To do: Output the first line of the listing and each line after it, up to and including the line that contains "const seriesNames = ['Max", exactly as written, minus the pictures.

_ _ _ _ _ _ _

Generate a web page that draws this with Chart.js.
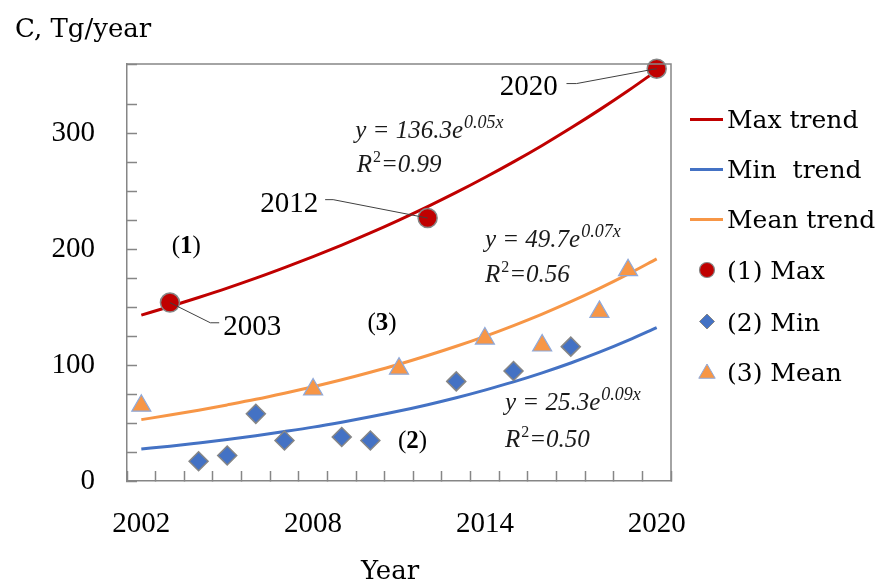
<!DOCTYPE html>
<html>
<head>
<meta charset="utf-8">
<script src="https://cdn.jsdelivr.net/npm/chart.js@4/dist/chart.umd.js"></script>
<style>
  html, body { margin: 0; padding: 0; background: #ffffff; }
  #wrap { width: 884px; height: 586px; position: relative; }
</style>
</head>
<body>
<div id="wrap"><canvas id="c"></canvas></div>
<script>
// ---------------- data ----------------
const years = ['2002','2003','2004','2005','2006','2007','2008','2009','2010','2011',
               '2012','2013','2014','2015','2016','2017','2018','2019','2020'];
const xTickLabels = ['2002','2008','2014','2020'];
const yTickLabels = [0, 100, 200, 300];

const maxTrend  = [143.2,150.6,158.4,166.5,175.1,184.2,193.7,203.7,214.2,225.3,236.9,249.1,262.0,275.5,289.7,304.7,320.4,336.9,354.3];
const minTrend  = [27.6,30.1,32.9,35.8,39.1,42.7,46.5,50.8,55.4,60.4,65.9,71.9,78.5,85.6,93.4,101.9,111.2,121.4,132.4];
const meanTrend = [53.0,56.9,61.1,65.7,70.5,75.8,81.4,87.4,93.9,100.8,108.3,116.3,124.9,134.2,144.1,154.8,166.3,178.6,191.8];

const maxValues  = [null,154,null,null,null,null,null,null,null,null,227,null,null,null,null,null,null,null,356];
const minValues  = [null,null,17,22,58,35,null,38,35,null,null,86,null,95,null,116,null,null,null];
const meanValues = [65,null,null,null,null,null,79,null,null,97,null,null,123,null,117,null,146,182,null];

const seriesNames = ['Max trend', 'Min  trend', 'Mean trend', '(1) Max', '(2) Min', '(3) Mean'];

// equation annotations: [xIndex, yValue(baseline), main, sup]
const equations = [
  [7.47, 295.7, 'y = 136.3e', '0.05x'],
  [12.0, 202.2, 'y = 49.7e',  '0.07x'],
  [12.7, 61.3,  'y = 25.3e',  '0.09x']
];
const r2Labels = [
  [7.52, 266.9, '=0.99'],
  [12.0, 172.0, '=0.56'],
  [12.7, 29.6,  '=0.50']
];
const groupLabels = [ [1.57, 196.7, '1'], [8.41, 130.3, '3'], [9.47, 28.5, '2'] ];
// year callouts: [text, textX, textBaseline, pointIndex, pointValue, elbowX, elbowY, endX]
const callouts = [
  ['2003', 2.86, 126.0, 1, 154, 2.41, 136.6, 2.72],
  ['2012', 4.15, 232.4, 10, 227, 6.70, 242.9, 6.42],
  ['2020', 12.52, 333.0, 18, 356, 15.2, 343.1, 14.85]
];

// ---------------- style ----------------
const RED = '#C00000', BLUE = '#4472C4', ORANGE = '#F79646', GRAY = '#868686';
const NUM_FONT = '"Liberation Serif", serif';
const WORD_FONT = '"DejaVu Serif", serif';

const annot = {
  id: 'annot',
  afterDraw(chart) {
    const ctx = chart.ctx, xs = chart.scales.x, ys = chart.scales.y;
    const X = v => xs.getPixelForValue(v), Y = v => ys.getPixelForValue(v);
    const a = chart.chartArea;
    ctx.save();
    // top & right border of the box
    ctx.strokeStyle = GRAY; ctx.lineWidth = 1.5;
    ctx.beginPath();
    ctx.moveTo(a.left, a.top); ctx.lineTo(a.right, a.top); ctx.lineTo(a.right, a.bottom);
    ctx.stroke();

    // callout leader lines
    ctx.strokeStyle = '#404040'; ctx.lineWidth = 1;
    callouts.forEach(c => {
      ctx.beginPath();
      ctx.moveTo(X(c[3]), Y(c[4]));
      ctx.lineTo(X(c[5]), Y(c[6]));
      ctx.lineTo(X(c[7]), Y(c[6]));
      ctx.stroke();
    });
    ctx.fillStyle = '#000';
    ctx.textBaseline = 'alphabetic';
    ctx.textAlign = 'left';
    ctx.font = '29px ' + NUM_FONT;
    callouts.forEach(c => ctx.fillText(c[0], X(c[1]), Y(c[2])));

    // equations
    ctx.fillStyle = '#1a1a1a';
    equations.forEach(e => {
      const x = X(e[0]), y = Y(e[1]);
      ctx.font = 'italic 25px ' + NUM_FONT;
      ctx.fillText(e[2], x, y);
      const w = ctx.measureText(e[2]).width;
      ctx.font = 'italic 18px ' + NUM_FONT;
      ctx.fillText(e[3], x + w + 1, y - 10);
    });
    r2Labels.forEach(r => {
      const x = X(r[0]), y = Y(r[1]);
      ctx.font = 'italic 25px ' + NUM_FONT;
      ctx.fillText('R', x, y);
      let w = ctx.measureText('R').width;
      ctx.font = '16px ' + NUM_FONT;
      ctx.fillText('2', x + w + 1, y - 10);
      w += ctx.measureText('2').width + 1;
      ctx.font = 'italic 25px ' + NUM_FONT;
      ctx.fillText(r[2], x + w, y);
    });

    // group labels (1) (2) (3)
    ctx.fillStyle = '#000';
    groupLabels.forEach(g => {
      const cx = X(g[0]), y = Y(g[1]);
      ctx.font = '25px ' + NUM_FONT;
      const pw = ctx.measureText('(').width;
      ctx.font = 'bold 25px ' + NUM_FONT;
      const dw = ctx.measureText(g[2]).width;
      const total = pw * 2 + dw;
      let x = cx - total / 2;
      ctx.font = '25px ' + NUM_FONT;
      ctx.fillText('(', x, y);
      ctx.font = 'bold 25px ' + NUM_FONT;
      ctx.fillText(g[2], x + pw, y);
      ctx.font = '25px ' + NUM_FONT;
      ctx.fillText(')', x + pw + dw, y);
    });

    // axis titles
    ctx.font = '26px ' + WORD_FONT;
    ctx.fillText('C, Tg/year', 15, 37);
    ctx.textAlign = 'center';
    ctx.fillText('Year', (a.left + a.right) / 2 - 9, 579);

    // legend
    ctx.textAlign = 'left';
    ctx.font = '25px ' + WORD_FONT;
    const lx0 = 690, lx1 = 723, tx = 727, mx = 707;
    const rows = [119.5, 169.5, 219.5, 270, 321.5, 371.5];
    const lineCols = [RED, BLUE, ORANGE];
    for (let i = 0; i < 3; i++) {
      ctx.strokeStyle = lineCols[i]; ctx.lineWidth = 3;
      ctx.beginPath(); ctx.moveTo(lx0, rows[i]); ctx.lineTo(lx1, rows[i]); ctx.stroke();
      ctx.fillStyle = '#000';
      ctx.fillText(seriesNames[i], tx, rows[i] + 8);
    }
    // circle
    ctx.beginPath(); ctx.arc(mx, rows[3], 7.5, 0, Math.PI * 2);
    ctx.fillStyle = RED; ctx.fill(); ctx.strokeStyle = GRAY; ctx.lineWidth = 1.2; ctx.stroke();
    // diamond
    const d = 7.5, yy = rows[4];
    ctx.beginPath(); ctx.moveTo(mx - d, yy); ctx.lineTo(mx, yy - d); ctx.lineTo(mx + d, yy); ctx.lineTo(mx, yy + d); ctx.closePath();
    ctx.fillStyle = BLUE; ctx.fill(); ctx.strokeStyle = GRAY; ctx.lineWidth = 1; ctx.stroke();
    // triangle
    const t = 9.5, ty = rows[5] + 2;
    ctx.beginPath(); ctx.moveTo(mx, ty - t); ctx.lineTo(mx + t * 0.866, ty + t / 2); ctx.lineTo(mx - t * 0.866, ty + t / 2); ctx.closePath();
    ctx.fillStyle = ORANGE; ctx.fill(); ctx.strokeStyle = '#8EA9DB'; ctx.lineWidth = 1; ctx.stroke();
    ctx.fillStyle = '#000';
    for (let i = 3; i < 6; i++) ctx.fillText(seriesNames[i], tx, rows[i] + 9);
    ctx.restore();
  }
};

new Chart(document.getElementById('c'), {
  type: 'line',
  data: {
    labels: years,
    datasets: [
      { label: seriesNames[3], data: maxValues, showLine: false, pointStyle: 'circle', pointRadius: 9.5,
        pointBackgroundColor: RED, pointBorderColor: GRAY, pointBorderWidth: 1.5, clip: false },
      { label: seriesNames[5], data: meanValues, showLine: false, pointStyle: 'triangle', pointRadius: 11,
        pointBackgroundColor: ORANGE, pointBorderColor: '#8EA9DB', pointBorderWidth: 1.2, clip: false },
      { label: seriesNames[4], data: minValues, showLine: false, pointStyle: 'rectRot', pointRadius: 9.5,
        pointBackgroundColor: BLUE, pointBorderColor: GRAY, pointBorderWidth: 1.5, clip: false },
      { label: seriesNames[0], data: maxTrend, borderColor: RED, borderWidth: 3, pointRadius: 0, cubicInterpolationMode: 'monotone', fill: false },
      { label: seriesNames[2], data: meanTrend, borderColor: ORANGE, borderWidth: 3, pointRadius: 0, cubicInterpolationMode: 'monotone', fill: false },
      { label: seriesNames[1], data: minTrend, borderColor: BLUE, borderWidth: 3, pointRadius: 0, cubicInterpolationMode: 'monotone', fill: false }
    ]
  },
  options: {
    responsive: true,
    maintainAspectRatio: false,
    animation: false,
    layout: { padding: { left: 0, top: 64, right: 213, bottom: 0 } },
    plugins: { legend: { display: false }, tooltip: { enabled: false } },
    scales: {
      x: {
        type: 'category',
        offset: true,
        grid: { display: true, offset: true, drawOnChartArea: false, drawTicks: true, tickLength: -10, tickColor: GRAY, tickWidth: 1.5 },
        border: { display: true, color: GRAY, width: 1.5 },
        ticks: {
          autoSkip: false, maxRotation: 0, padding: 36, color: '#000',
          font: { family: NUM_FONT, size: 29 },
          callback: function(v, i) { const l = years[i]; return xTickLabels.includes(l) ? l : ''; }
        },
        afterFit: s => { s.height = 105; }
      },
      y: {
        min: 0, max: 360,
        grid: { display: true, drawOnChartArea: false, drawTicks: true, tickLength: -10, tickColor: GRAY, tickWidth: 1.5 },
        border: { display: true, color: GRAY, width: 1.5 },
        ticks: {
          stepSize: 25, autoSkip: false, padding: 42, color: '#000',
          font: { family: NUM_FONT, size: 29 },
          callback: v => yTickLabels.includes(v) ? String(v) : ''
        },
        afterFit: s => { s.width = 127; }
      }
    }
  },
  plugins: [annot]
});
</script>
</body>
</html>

_ _ _ _ _ _ _

Task response:
Generate a web page that draws this with Chart.js.
<!DOCTYPE html>
<html>
<head>
<meta charset="utf-8">
<script src="https://cdn.jsdelivr.net/npm/chart.js@4/dist/chart.umd.js"></script>
<style>
  html, body { margin: 0; padding: 0; background: #ffffff; }
  #wrap { width: 884px; height: 586px; position: relative; }
</style>
</head>
<body>
<div id="wrap"><canvas id="c"></canvas></div>
<script>
// ---------------- data ----------------
const years = ['2002','2003','2004','2005','2006','2007','2008','2009','2010','2011',
               '2012','2013','2014','2015','2016','2017','2018','2019','2020'];
const xTickLabels = ['2002','2008','2014','2020'];
const yTickLabels = [0, 100, 200, 300];

const maxTrend  = [143.2,150.6,158.4,166.5,175.1,184.2,193.7,203.7,214.2,225.3,236.9,249.1,262.0,275.5,289.7,304.7,320.4,336.9,354.3];
const minTrend  = [27.6,30.1,32.9,35.8,39.1,42.7,46.5,50.8,55.4,60.4,65.9,71.9,78.5,85.6,93.4,101.9,111.2,121.4,132.4];
const meanTrend = [53.0,56.9,61.1,65.7,70.5,75.8,81.4,87.4,93.9,100.8,108.3,116.3,124.9,134.2,144.1,154.8,166.3,178.6,191.8];

const maxValues  = [null,154,null,null,null,null,null,null,null,null,227,null,null,null,null,null,null,null,356];
const minValues  = [null,null,17,22,58,35,null,38,35,null,null,86,null,95,null,116,null,null,null];
const meanValues = [65,null,null,null,null,null,79,null,null,97,null,null,123,null,117,null,146,182,null];

const seriesNames = ['Max trend', 'Min  trend', 'Mean trend', '(1) Max', '(2) Min', '(3) Mean'];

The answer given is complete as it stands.